__WRITTEN INSTRUCTION__.
From the first line of the listing below, retype each line up to and including the one with "markersize=18, markeredgewidth=0, zorder=3)"; pictures stay out.

__GIVEN INFORMATION__.
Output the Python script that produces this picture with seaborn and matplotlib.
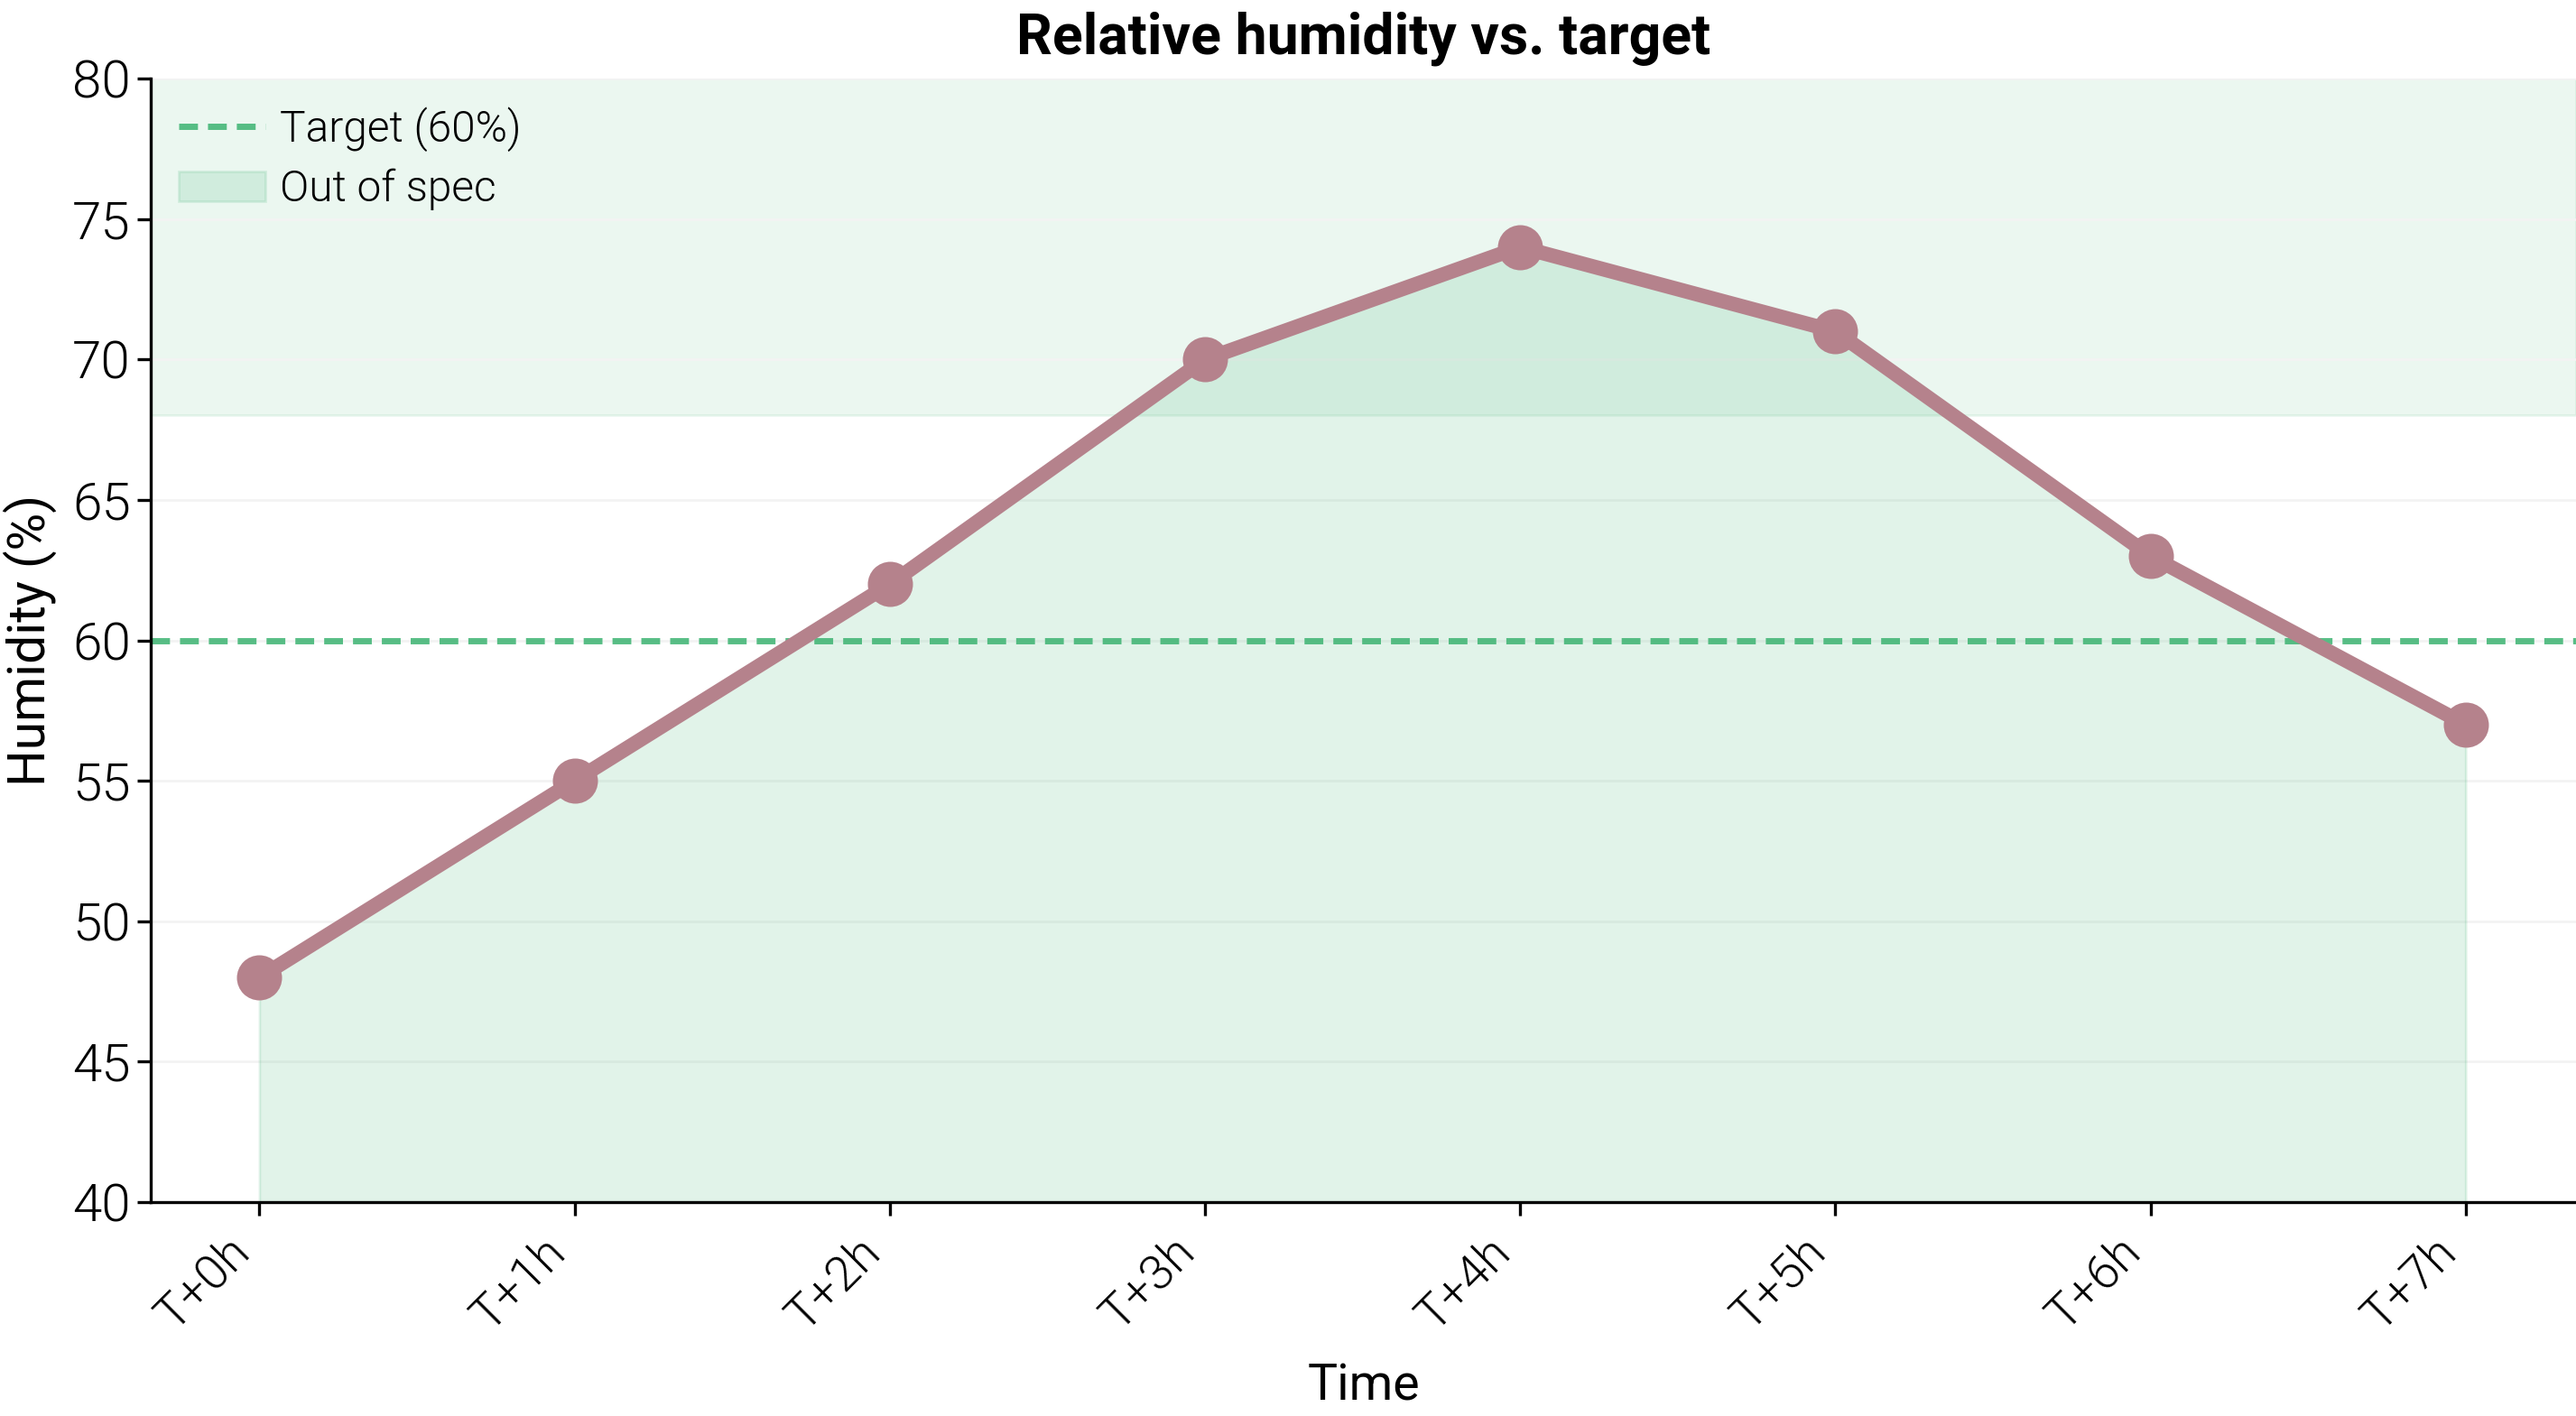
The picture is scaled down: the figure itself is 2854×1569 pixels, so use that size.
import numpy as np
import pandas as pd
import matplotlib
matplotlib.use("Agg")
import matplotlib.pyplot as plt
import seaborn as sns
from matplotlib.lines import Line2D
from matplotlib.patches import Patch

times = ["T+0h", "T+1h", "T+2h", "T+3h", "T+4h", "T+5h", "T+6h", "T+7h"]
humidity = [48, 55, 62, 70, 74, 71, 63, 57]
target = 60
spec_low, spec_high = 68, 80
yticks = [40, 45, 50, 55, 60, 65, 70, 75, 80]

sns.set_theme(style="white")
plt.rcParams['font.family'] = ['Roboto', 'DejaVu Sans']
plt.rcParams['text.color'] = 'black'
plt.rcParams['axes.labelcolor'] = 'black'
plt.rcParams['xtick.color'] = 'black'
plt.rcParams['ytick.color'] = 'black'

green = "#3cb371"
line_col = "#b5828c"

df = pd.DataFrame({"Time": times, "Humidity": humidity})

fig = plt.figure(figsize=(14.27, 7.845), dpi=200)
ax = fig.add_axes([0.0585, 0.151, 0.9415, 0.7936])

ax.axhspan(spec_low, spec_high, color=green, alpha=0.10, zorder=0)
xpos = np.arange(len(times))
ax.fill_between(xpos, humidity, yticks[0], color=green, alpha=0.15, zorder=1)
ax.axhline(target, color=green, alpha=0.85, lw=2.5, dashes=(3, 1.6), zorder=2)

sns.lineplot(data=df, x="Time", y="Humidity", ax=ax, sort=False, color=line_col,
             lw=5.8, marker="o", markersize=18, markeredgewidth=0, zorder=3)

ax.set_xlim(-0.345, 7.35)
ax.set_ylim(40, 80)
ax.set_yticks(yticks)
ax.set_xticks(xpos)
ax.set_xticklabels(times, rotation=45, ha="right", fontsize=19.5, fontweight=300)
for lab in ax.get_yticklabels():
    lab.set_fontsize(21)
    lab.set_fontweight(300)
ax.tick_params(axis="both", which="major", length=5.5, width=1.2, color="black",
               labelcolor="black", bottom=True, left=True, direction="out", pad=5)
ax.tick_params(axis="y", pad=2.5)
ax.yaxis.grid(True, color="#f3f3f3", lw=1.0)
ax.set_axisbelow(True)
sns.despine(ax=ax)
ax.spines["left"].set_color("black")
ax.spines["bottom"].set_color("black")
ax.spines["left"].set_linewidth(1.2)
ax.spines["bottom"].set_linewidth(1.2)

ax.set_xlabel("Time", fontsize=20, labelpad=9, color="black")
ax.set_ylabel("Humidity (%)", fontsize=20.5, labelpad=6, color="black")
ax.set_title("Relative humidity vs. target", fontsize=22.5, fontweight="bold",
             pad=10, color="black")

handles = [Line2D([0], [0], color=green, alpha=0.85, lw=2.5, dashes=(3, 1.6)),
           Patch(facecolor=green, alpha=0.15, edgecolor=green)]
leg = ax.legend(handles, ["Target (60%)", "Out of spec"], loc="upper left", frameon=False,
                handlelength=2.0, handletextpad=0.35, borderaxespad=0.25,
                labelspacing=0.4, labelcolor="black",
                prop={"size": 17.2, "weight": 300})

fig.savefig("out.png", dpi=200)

__THE RESPONSE__.
Output the Python script that produces this picture with seaborn and matplotlib.
The picture is scaled down: the figure itself is 2854×1569 pixels, so use that size.
import numpy as np
import pandas as pd
import matplotlib
matplotlib.use("Agg")
import matplotlib.pyplot as plt
import seaborn as sns
from matplotlib.lines import Line2D
from matplotlib.patches import Patch

times = ["T+0h", "T+1h", "T+2h", "T+3h", "T+4h", "T+5h", "T+6h", "T+7h"]
humidity = [48, 55, 62, 70, 74, 71, 63, 57]
target = 60
spec_low, spec_high = 68, 80
yticks = [40, 45, 50, 55, 60, 65, 70, 75, 80]

sns.set_theme(style="white")
plt.rcParams['font.family'] = ['Roboto', 'DejaVu Sans']
plt.rcParams['text.color'] = 'black'
plt.rcParams['axes.labelcolor'] = 'black'
plt.rcParams['xtick.color'] = 'black'
plt.rcParams['ytick.color'] = 'black'

green = "#3cb371"
line_col = "#b5828c"

df = pd.DataFrame({"Time": times, "Humidity": humidity})

fig = plt.figure(figsize=(14.27, 7.845), dpi=200)
ax = fig.add_axes([0.0585, 0.151, 0.9415, 0.7936])

ax.axhspan(spec_low, spec_high, color=green, alpha=0.10, zorder=0)
xpos = np.arange(len(times))
ax.fill_between(xpos, humidity, yticks[0], color=green, alpha=0.15, zorder=1)
ax.axhline(target, color=green, alpha=0.85, lw=2.5, dashes=(3, 1.6), zorder=2)

sns.lineplot(data=df, x="Time", y="Humidity", ax=ax, sort=False, color=line_col,
             lw=5.8, marker="o", markersize=18, markeredgewidth=0, zorder=3)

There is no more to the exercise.